SWV park beginner paddling

Whitewater for all! Easy introductory paddling spots

There’s plenty of National Park whitewater fun for everyone in the family in Southern WV!

If you’re looking to go really big, you want The Gauley River. But if you’ve got the kids in tow or want a milder introduction to paddling, there are plenty of simple spots to start!

Here are 5 splashy stretches of water that will be appropriate for the whole family:

1. The Upper New

The New River Gorge above the town of Cunard is beautiful, with enough rapids to keep it interesting while still not overwhelming.

If you put in at Glade Creek, after a beautiful riverside drive past numerous campgrounds, the float downstream to Thurmond is a must-do. There are a few easy to intermediate Class II-III rapids depending on water levels, the scenery is spectacular, and the even wildlife viewing is worthwhile. (You may spot a  majestic bald eagle along this stretch.)

Whitewater outfitters offer guided trips down this stretch, in which clients get to paddle their own inflatable kayaks called “duckies.” If you are an intermediate canoeist or kayaker, this is also the stretch to do. Want a bit of excitement, but not the commitment of the Lower New’s class V whitewater? Keep going after Thurmond toward Cunard, where you will get to run the massive (but relatively safe) hole of class III, “Surprise Rapid.”

2. “Thread the Needle” at Fayette Station

At the bottom of the New River Gorge, in the shadow of the bridge, is a popular takeout for whitewater runs. Fayette Station Rapid, a big-wave class IV, roars in the background. But, if you want some mild flatwater, you can put in with a canoe, kayak or most popularly a stand-up paddleboard (SUP), and right the river-left eddies upstream through a maze of delightful rocks and alcoves.

Most folks go a few hundred yards up to a jumble of rocks called “Thread the Needle,” where the deep water and complex currents make for great practice surfing and riding across eddies.  There’s also great fishing along this stretch.

3. Kanwha Falls

Far downstream of Fayetteville, after the New and Gauley have joined forces to form the mighty Kanawha River, the gorge gradually opens into a larger valley, and Appalachia transforms into the more industrial landscape of Charleston and the Ohio River Valley. The last gasp of New River-style whitewater is at Kanawha Falls, a beautiful river-wide cascade of about a 20-foot drop.

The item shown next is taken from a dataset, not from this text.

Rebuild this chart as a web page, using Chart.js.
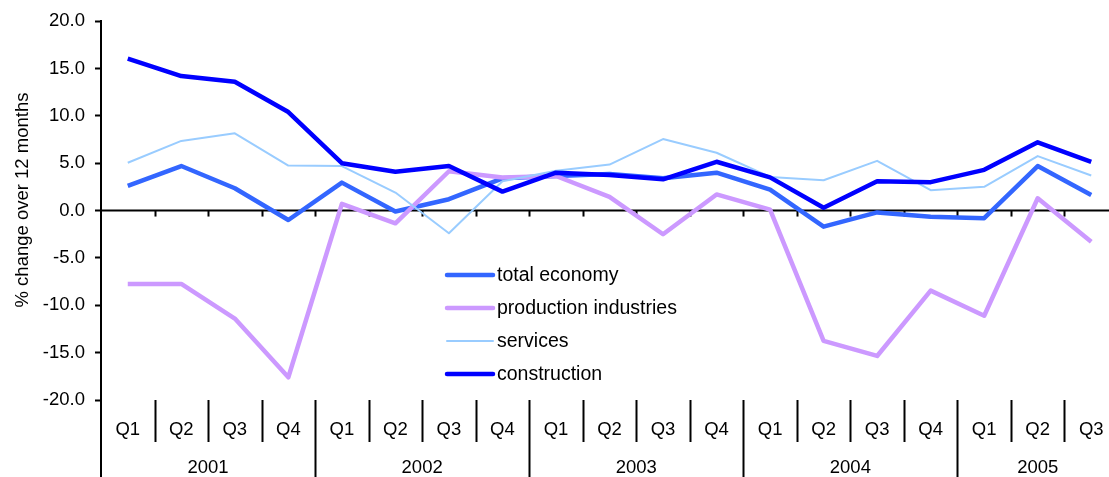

Park just below the falls, put in at the boaters campground, and paddle your SUP or canoe upstream through the flatwater, where you can explore behind the falls, and into all sorts of nooks, crannies and flat rocks perfect for soaking in the sun.

4. Paddle on the Lake

Summersville Lake is a gem– West Virginia’s largest body of water, and arguably its most beautiful.  You can easily spend days exploring the alcoves, cliffs, waterfalls and tributaries here, jumping into the clear blue water whenever you need to cool off.  

SUPs and sit-on-top kayaks are the way to paddle around Summersville rent them from an outfitter or at the lake marina. Try to hit it on weekdays, when the motorboat wakes are less prevalent.

5. The Lower New

“Wait a minute!” you’re saying.  “I thought the Lower New was wild whitewater! I’m looking for MILD water!”

Well, if you want a taste of the Lower New’s whitewater, but a bit more mellow, consider booking a low-water trip. These trips descend the river at levels when the waves are smaller and the obstacles easier to avoid.  

Because low water requires more precise maneuvering to avoid rocks, you can also choose to go as a passenger in a large, oar-powered raft manned by an experienced guide, as opposed to a more participatory paddle raft. Low water, large boats, and the security of not having to paddle? This might be the best way for the less adventurous or very young to enjoy the whitewater.

Of course, the best thing for beginners is to let an experienced guide show you the ropes!